§ **Task**
Every line of the listing must be reproduced as it stands. Leave the images behind.

§ **Data extract**
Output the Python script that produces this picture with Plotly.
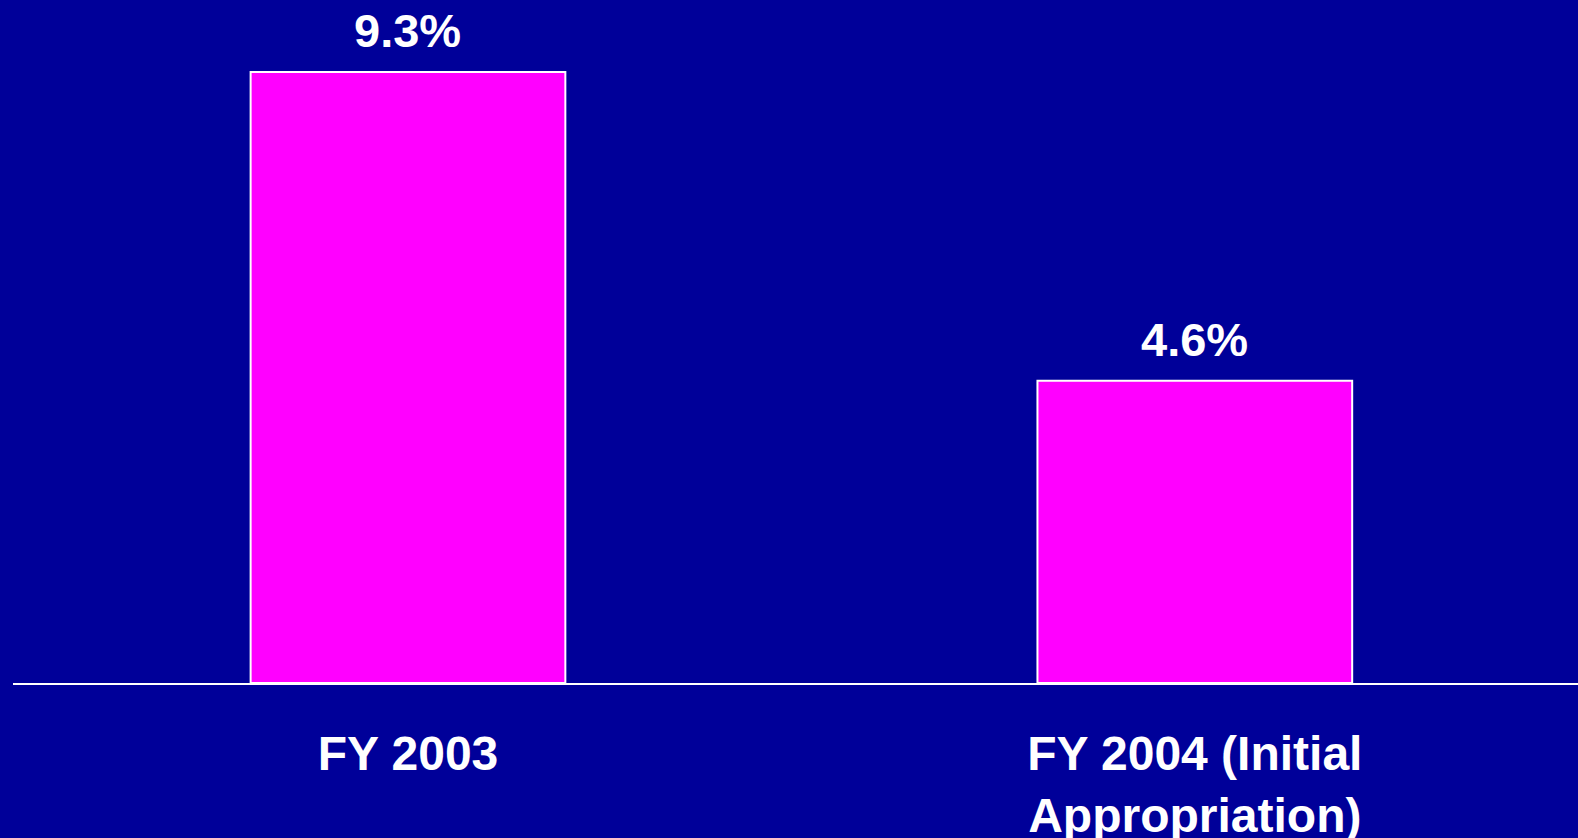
import plotly.graph_objects as go

categories = ["FY 2003", "FY 2004 (Initial<br>Appropriation)"]
values = [9.3, 4.6]
value_labels = ["9.3%", "4.6%"]

BG = "#000099"
BAR = "#FF00FF"
FONT = "Liberation Sans, Arial, sans-serif"

fig = go.Figure()
fig.add_trace(go.Bar(
    x=categories, y=values, width=0.40,
    marker=dict(color=BAR, line=dict(color="white", width=2)),
    hoverinfo="skip",
))

for c, v, t in zip(categories, values, value_labels):
    fig.add_annotation(x=c, y=v, text=t, showarrow=False, yanchor="bottom",
                       yshift=13, font=dict(family=FONT, size=47, color="white", weight="bold"))

fig.update_layout(
    width=1578, height=838,
    paper_bgcolor=BG, plot_bgcolor=BG,
    margin=dict(l=13, r=0, t=0, b=155, autoexpand=False),
    showlegend=False,
    xaxis=dict(range=[-0.502, 1.487], showgrid=False, zeroline=False,
               showline=True, linecolor="white", linewidth=2,
               ticks="", ticklabelstandoff=27, automargin=False,
               tickfont=dict(family=FONT, size=48, color="white", weight="bold")),
    yaxis=dict(range=[0, 10.396], visible=False, showgrid=False, zeroline=False,
               automargin=False),
)

fig.write_html(
    "out.html",
    config={"displayModeBar": False},
    post_script="document.body.style.margin='0';document.body.style.background='#000099';document.body.style.overflow='hidden';",
)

§ **Answer to the task**
Output the Python script that produces this picture with Plotly.
import plotly.graph_objects as go

categories = ["FY 2003", "FY 2004 (Initial<br>Appropriation)"]
values = [9.3, 4.6]
value_labels = ["9.3%", "4.6%"]

BG = "#000099"
BAR = "#FF00FF"
FONT = "Liberation Sans, Arial, sans-serif"

fig = go.Figure()
fig.add_trace(go.Bar(
    x=categories, y=values, width=0.40,
    marker=dict(color=BAR, line=dict(color="white", width=2)),
    hoverinfo="skip",
))

for c, v, t in zip(categories, values, value_labels):
    fig.add_annotation(x=c, y=v, text=t, showarrow=False, yanchor="bottom",
                       yshift=13, font=dict(family=FONT, size=47, color="white", weight="bold"))

fig.update_layout(
    width=1578, height=838,
    paper_bgcolor=BG, plot_bgcolor=BG,
    margin=dict(l=13, r=0, t=0, b=155, autoexpand=False),
    showlegend=False,
    xaxis=dict(range=[-0.502, 1.487], showgrid=False, zeroline=False,
               showline=True, linecolor="white", linewidth=2,
               ticks="", ticklabelstandoff=27, automargin=False,
               tickfont=dict(family=FONT, size=48, color="white", weight="bold")),
    yaxis=dict(range=[0, 10.396], visible=False, showgrid=False, zeroline=False,
               automargin=False),
)

fig.write_html(
    "out.html",
    config={"displayModeBar": False},
    post_script="document.body.style.margin='0';document.body.style.background='#000099';document.body.style.overflow='hidden';",
)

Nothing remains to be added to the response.